As a professional pilot, Jim commented: "It is early days with limited facts available, so it is not yet possible to properly analyse the causes of this very serious incident. Any veering off the runway and collapse of landing gear during landing can have catastrophic consequences, as this will cause the underwing engines to scrape the ground, putting extreme stress on the wings which can lead to leaks from the wing fuel tanks and serious fire. From the pictures in the press, it appears that as the aircraft veered off the to the right of the runway the right engine made contact with the surface then dug into the softer ground causing structural damage to the right wing and its fuel tank system, resulting in a serious fuel leak that burst into flame. Clearly there was extreme risk to all on board and it was very fortunate that all evacuated without any reported fatalities."

On the task for the accident investigators, Jim went on to comment: "It is to be hoped that the accident investigators can analyse the Black Box  (flight and voice) data and the wreckage then promptly publish a preliminary report to enable the industry and the public to understand the key factors that contributed to this accident."

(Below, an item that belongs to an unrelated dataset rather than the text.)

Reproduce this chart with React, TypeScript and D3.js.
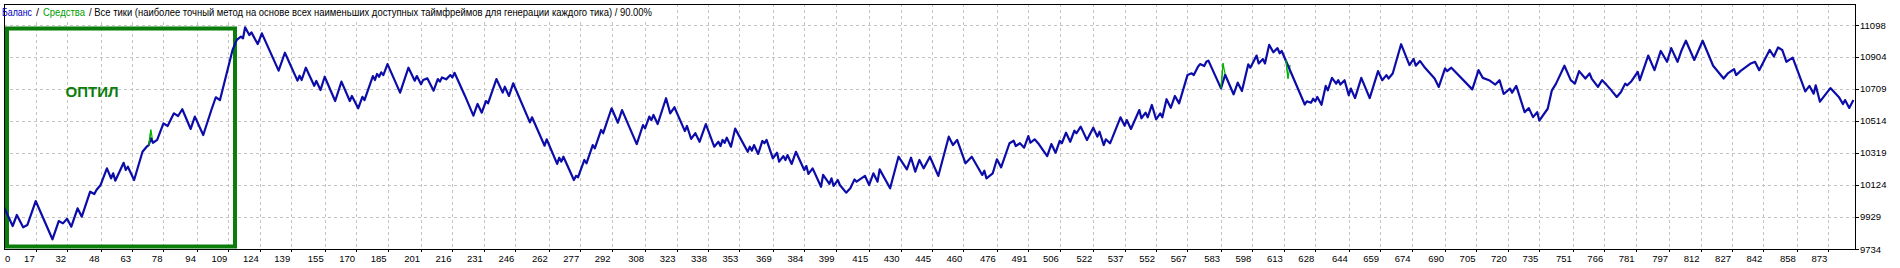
import React from "react";
import * as d3 from "d3";

const xTickLabels = [0, 17, 32, 48, 63, 78, 94, 109, 124, 139, 155, 170, 185, 201, 216, 231, 246, 262, 277, 292, 308, 323, 338, 353, 369, 384, 399, 415, 430, 445, 460, 476, 491, 506, 522, 537, 552, 567, 583, 598, 613, 628, 644, 659, 674, 690, 705, 720, 735, 751, 766, 781, 797, 812, 827, 842, 858, 873];
const yTickLabels = [9734, 9929, 10124, 10319, 10514, 10709, 10904, 11098];

const balanceIdx = [
  2, 6, 8, 11, 13, 17, 25, 28, 30, 32, 34, 37, 39, 43, 45, 46, 48, 51, 53, 54, 55, 59, 60, 61, 64, 68, 70, 71, 72, 73, 75, 78, 80, 81, 83, 85, 87, 91, 93, 97, 101, 103, 105, 111, 113, 115, 116, 117, 119, 120, 123, 125,
  133, 136, 142, 143, 144, 146, 150, 151, 153, 155, 160, 163, 167, 168, 171, 173, 174, 178, 179, 180, 181, 182, 183, 185, 191, 195, 198, 199, 201, 202, 204, 207, 209, 210, 211, 213, 215, 216, 217, 222, 226, 228, 230, 232, 233, 237, 240, 241, 243, 245, 253, 254, 260, 261, 266, 267, 268, 269, 274, 275, 276, 279, 280, 283, 284, 287, 288, 292, 295, 297, 304, 307, 308, 310, 311, 312, 314, 318, 320, 322, 327, 328, 330, 332, 334, 337, 341, 343, 344, 345, 346, 347, 349, 351, 357,
  358, 359, 360, 362, 364, 365, 366, 369, 371, 372, 374, 375, 376, 378, 380, 384, 385, 386, 388, 392, 393, 396, 397, 398, 400, 401, 404, 406, 408, 409, 413, 415, 417, 419, 420, 425, 429, 433, 435, 437, 439, 441, 444, 448, 453, 455, 457, 461, 464, 469, 470, 471, 474, 476, 478, 482, 484, 485, 487, 489, 491, 492, 494, 496, 500, 502, 504, 506, 507, 509, 511, 513, 514, 516, 519, 522, 524, 525, 527, 528, 530, 531, 535, 537, 538, 540, 544, 545, 547, 548, 550, 552, 554, 555, 557, 559, 561, 563, 567, 569, 570, 572, 573, 575, 576, 577, 583, 585, 589, 591,
  593, 596, 597, 600, 601, 603, 604, 606, 608, 610, 611, 612, 623, 624, 626, 627, 628, 629, 631, 633, 634, 636, 638, 639, 640, 642, 644, 645, 647, 650, 654, 658, 660, 662, 663, 665, 669, 673, 675, 676, 678, 680, 685, 687, 690, 691, 693, 703, 706, 708, 711, 714, 716, 718, 721, 722, 724, 728, 730, 732, 734, 735, 739, 741, 743, 747, 750, 752, 754, 757, 759, 760, 763, 765, 767, 769, 772, 774, 776, 777, 779, 782, 783, 787, 790, 793, 796, 798, 801, 803, 805, 809, 813, 818, 823, 825, 828, 829, 831, 836, 838, 840, 845, 847, 849, 851, 853, 856, 862, 864, 866, 867, 869, 874, 878, 880, 881, 883, 885,
];
const balanceVal = [
  9985, 9874, 9941, 9866, 9880, 10026, 9793, 9904, 9890, 9918, 9870, 9982, 9931, 10083, 10069, 10093, 10124, 10225, 10164, 10195, 10150, 10259, 10215, 10235, 10154, 10326, 10357, 10367, 10408, 10381, 10398, 10499, 10483, 10509, 10560, 10544, 10585, 10465, 10540, 10428, 10585, 10658, 10641, 10946, 11007, 11027, 11017, 11084, 11037, 11053, 10982, 11047,
  10820, 10929, 10759, 10789, 10763, 10838, 10728, 10757, 10702, 10783, 10635, 10753, 10635, 10666, 10591, 10661, 10641, 10787, 10763, 10800, 10783, 10810, 10793, 10860, 10686, 10838, 10759, 10787, 10737, 10763, 10773, 10698, 10769, 10753, 10779, 10767, 10793, 10779, 10807, 10666, 10546, 10617, 10564, 10635, 10621, 10769, 10686, 10722, 10666, 10743, 10505, 10536, 10363, 10402, 10252, 10290, 10266, 10296, 10154, 10179, 10171, 10276, 10256, 10367, 10347, 10459, 10439, 10591, 10503, 10580, 10373, 10489, 10469, 10540, 10519, 10550, 10495, 10652, 10560, 10597, 10452, 10483, 10404, 10439, 10387, 10495, 10357, 10387, 10361, 10398, 10381, 10412, 10357, 10467, 10326,
  10357, 10333, 10367, 10313, 10392, 10378, 10398, 10286, 10320, 10266, 10300, 10276, 10306, 10252, 10326, 10215, 10239, 10191, 10225, 10113, 10185, 10130, 10164, 10118, 10154, 10124, 10077, 10104, 10158, 10144, 10179, 10124, 10195, 10144, 10219, 10104, 10296, 10219, 10290, 10205, 10276, 10225, 10296, 10179, 10418, 10367, 10398, 10256, 10296, 10185, 10211, 10164, 10195, 10280, 10231, 10378, 10393, 10361, 10378, 10351, 10422, 10381, 10402, 10373, 10300, 10373, 10320, 10393, 10378, 10442, 10387, 10454, 10439, 10479, 10398, 10473, 10418, 10448, 10367, 10402, 10378, 10408, 10536, 10485, 10519, 10465, 10580, 10530, 10564, 10536, 10611, 10524, 10560, 10536, 10646, 10594, 10666, 10621, 10793, 10804, 10793, 10844, 10860, 10848, 10874, 10881, 10712, 10795, 10676, 10747,
  10696, 10858, 10838, 10912, 10864, 10891, 10864, 10977, 10932, 10957, 10926, 10940, 10614, 10633, 10625, 10649, 10633, 10660, 10612, 10727, 10700, 10776, 10741, 10762, 10735, 10762, 10670, 10711, 10653, 10776, 10653, 10817, 10762, 10793, 10772, 10803, 10981, 10854, 10891, 10850, 10879, 10844, 10772, 10721, 10834, 10817, 10838, 10706, 10823, 10776, 10762, 10735, 10762, 10678, 10711, 10686, 10727, 10567, 10592, 10537, 10567, 10516, 10588, 10700, 10741, 10850, 10762, 10741, 10817, 10772, 10803, 10772, 10721, 10762, 10735, 10706, 10660, 10690, 10741, 10731, 10756, 10813, 10762, 10912, 10823, 10940, 10874, 10957, 10874, 10946, 11002, 10885, 11002, 10850, 10772, 10803, 10829, 10793, 10817, 10864, 10874, 10823, 10946, 10906, 10961, 10946, 10874, 10899, 10694, 10727, 10680, 10731, 10631, 10714, 10660, 10617, 10641, 10593, 10641,
];

const equityIdxA = [71, 72, 73];
const equityValA = [10367, 10459, 10381];
const equityIdxB = [583, 584, 585];
const equityValB = [10712, 10865, 10795];
const equityIdxC = [614, 615, 616];
const equityValC = [10885, 10772, 10855];

const headerParts = [
  { text: "Баланс", x0: 2, x1: 32, color: "#0000c0" },
  { text: "/", x0: 36, x1: 39, color: "#000" },
  { text: "Средства", x0: 43, x1: 85, color: "#00a000" },
  { text: "/ Все тики (наиболее точный метод на основе всех наименьших доступных таймфреймов для генерации каждого тика) / 90.00%", x0: 89, x1: 652, color: "#000" },
];

const W = 1900;
const H = 268;
const L = 4;
const R = 1855;
const T = 4;
const B = 249;

export default function App() {
  const x = d3.scaleLinear().domain([17, 873]).range([35.7, 1828.3]);
  const y = d3.scaleLinear().domain([9734, 11098]).range([B, 25]);

  const line = d3
    .line<[number, number]>()
    .x((d) => x(d[0]))
    .y((d) => y(d[1]));

  const balance: [number, number][] = balanceIdx.map((v, i) => [v, balanceVal[i]]);
  const eq = [
    [equityIdxA, equityValA],
    [equityIdxB, equityValB],
    [equityIdxC, equityValC],
  ].map(([a, b]) => a.map((v, i) => [v, b[i]] as [number, number]));

  const font = "'Liberation Sans', Arial, sans-serif";

  return (
    <svg
      width={W}
      height={H}
      style={{ position: "absolute", left: 0, top: 0, background: "#fff" }}
    >
      <defs>
        <clipPath id="plot">
          <rect x={L} y={T} width={R - L} height={B - T} />
        </clipPath>
      </defs>
      <rect x={0} y={0} width={W} height={H} fill="#fff" />
      <g stroke="#c4c4c4" strokeWidth={1} strokeDasharray="3,3">
        {xTickLabels.slice(1).map((t) => {
          const px = Math.round(x(t)) + 0.5;
          return <line key={"gx" + t} x1={px} x2={px} y1={T} y2={B} />;
        })}
        {yTickLabels.slice(1).map((t) => {
          const py = Math.round(y(t)) + 0.5;
          return <line key={"gy" + t} x1={L} x2={R} y1={py} y2={py} />;
        })}
      </g>
      <rect x={7} y={28.5} width={228} height={218} fill="none" stroke="#0b7d0b" strokeWidth={4} />
      <text x={92} y={97} textAnchor="middle" fontFamily={font} fontWeight="bold" fontSize={15} fill="#0b7d0b">
        ОПТИЛ
      </text>
      <g clipPath="url(#plot)" fill="none" strokeLinejoin="round">
        {eq.map((s, i) => (
          <path key={"eq" + i} d={line(s) || ""} stroke="#00b400" strokeWidth={1.2} />
        ))}
        <path d={line(balance) || ""} stroke="#0c0ca8" strokeWidth={2.2} />
        {eq.map((s, i) => (
          <path key={"eq2" + i} d={line(s.slice(0, 2)) || ""} stroke="#00b400" strokeWidth={1.2} />
        ))}
      </g>
      <g stroke="#000" strokeWidth={1} fill="none">
        <line x1={L + 0.5} x2={L + 0.5} y1={T} y2={B + 1} />
        <line x1={R + 0.5} x2={R + 0.5} y1={T} y2={B + 1} />
        <line x1={L} x2={R + 1} y1={T + 0.5} y2={T + 0.5} />
        <line x1={L} x2={R + 1} y1={B + 0.5} y2={B + 0.5} />
        {yTickLabels.map((t) => {
          const py = Math.round(y(t)) + 0.5;
          return <line key={"ty" + t} x1={R} x2={R + 4} y1={py} y2={py} />;
        })}
        {xTickLabels.slice(1).map((t) => {
          const px = Math.round(x(t)) + 0.5;
          return <line key={"tx" + t} x1={px} x2={px} y1={B} y2={B + 3} />;
        })}
      </g>
      <g fontFamily={font} fontSize={9.5} fill="#000">
        {yTickLabels.map((t) => (
          <text key={"ly" + t} x={R + 5} y={y(t) + 3.5}>
            {t}
          </text>
        ))}
        {xTickLabels.map((t, i) =>
          i === 0 ? (
            <text key={"lx" + t} x={L + 1} y={262}>
              {t}
            </text>
          ) : (
            <text key={"lx" + t} x={x(t) - 1} y={262} textAnchor="end">
              {t}
            </text>
          )
        )}
      </g>
      <rect x={L + 1} y={T + 1} width={650} height={14} fill="#fff" />
      {headerParts.map((p) => (
        <text
          key={p.text}
          x={p.x0}
          y={16}
          fontFamily={font}
          fontSize={11}
          fill={p.color}
          textLength={p.x1 - p.x0}
          lengthAdjust="spacingAndGlyphs"
        >
          {p.text}
        </text>
      ))}
    </svg>
  );
}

"The investigators will have to look at a number of factors including the crew preparation for the landing, whether the approach and landing conformed with all the required parameters (such as aircraft specifications / limitations, aircraft weight, flap and gear configuration, approach speed, approach track and rate of descent, landing flare technique and touchdown), the weather conditions at the time, the elevation of the runway and whether any malfunction with the aircraft (before and / or after touchdown) contributed to the accident."

"An interesting aspect of this accident is that the elevation of the airport above sea level is just over 11,000 feet, which is very high. At this height the air is much thinner meaning that an aircraft has to use a higher approach and landing true airspeed. Clearly the investigators need to determine whether this was a relevant factor to this accident."

"Thankfully all on board were able to evacuate the aircraft. However, this incident and the catastrophic fire could easily have resulted in a very different outcome with multiple fatalities and serious injuries. The Peruvian aviation authorities and the aviation industry need to learn lessons and implement all necessary measures to prevent this from happening again."